Sayangnya, kita masih sering hitung-hitungan. Kontribusi kerja yang kita berikan kepada perusahaan dihitung sebatas sejumlah bayaran yang kita dapatkan. Lebih dari itu? No way. Perusahaan tidak memberikan posisi atau kompensasi yang cukup tinggi. Jadi, kenapa kita mesti berprestasi tinggi? Kita yang merasa punya potensi tinggi ini juga berpikir bahwa seharusnya perusahaan mempromosikan kita terlebih dahulu, supaya kita bekerja secara extra ordinary. Kita mempunyai kemampuan yang memadai untuk menyelesaikan suatu masalah. Dan menghasilkan kinerja yang jauh lebih baik lagi. Tetapi, karena perusahaan belum mempromosikan kita pada posisi itu, maka kita tunggu saja sampai perusahaan mempromosikan kita. Setelah itu, barulah kita melakukannya. Dan karena selama hidup kita tidak pernah dipromosikan kepada posisi yang kita inginkan itu, maka selama hidup itu pula kita tidak pernah benar-benar mengaktualisasikan potensi diri kita yang sesungguhnya.

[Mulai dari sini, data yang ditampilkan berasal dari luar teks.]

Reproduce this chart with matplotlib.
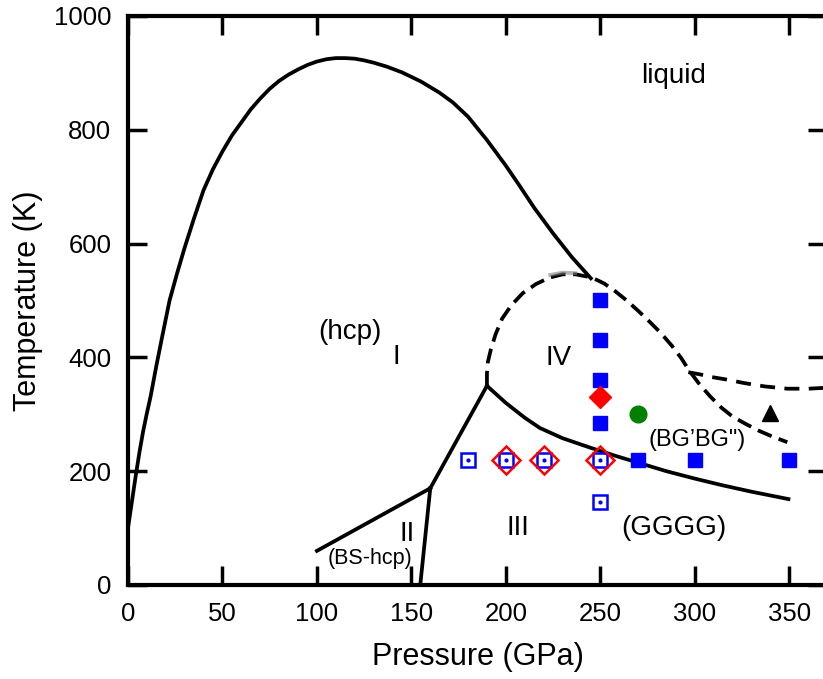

Sekarang, mari kita cermati situasi dilingkungan kerja kita. Cukup banyak orang berpotensi yang membunuh karakter hebatnya sendiri. Mereka tidak puas dengan keputusan-keputusan perusahaan. Lalu mereka bekerja alakadarnya. Daripada menjadi pegawai yang tangguh dan tahan banting, mereka memilih untuk menjadi karyawan Teng-Go. Begitu bel jam kerja berbunyi, mereka langsung cabut. Padahal, mereka masuk
kerja pun datang terlambat. Mereka pikir, tak apa-apa karena jaman ini jalanan serba macet. Terlambat setiap hari bukan lagi soal penting. Pulang kerumah cepat-cepatlah yang paling penting. Makanya, datang terlambat – pulang cepat menjadi budaya baru dunia kerja kita saat ini. Pendek kata, boro-boro memasuki tatanan extra ordinary work, sekedar memenuhi standar minimal saja kadang-kadang kita kedodoran.

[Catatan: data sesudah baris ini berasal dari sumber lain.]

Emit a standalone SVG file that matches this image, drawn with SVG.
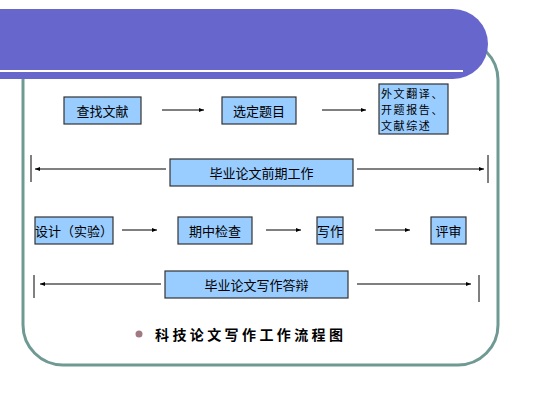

Mari kita bayangkan sebuah situasi dimana perusahaan harus memilih sebagian karyawan untuk dipertahankan, dan mendepak sebagian yang lainnya. Sekalipun membayangkan ini tidak menyenangkan, namun orang yang memilih untuk menjadi karyawan perlu bersiap-siap untuk kemungkinan seperti itu. Betapa banyak orang yang terlampau percaya ahwa hubungan kerjanya akan berjalan lancar-lancar saja. Sehingga, ketika berita buruk itu datang; mereka menjadi syok. Padahal, jika hal itu sudah diperkirakannya jauh-jauh hari, mungkin dampaknya tidak akan seburuk itu. Setidaknya mereka sudah mempunyai sekoci yang bisa digunakan sebagai alat penyelamat darurat. Namun, orang-orang yang bekerja sebatas memenuhi jobdes, tidak akan pernah memiliki kesiapan itu. Sedangkan mereka yang bekerja sesuai dengan kemampuan dirinya, akan mempunyai peluang lebih besar untuk dipertahankan oleh perusahaan. Sekalipun pada akhirnya perusahaan tidak lagi mampu mempertahankan mereka, namun setidak-tidaknya, mereka sudah berjuang hingga titik darah penghabisan.

Bahkan, mereka yang selama kehidupan kerjanya bersedia memeras segenap kemampuan diri yang dimilikinya, adalah orang-orang yang sudah teruji. Dan itu menjadi bekal alam bawah sadar yang sangat berguna baginya, jika suatu saat dihadapkan kepada situasi yang sulit. Sebab, orang-orang yang seperti itu, selalu bisa diadalkan. Baik oleh perusahaan, maupun oleh dirinya sendiri. Dan ternyata, untuk menjadi manusia yang mempunyai kualifikasi tinggi seperti itu; kita tidak harus bekerja mati-matian. Kita, hanya perlu bekerja sesuai dengan kemampuan. Sebab, bekerja sesuai dengan kemampuan bagi kita berarti; mempersembahkan pencapaian kerja yang berkualitas tinggi. Melalui seluruh potensi unggul yang telah Tuhan anugerahkan kepada kita.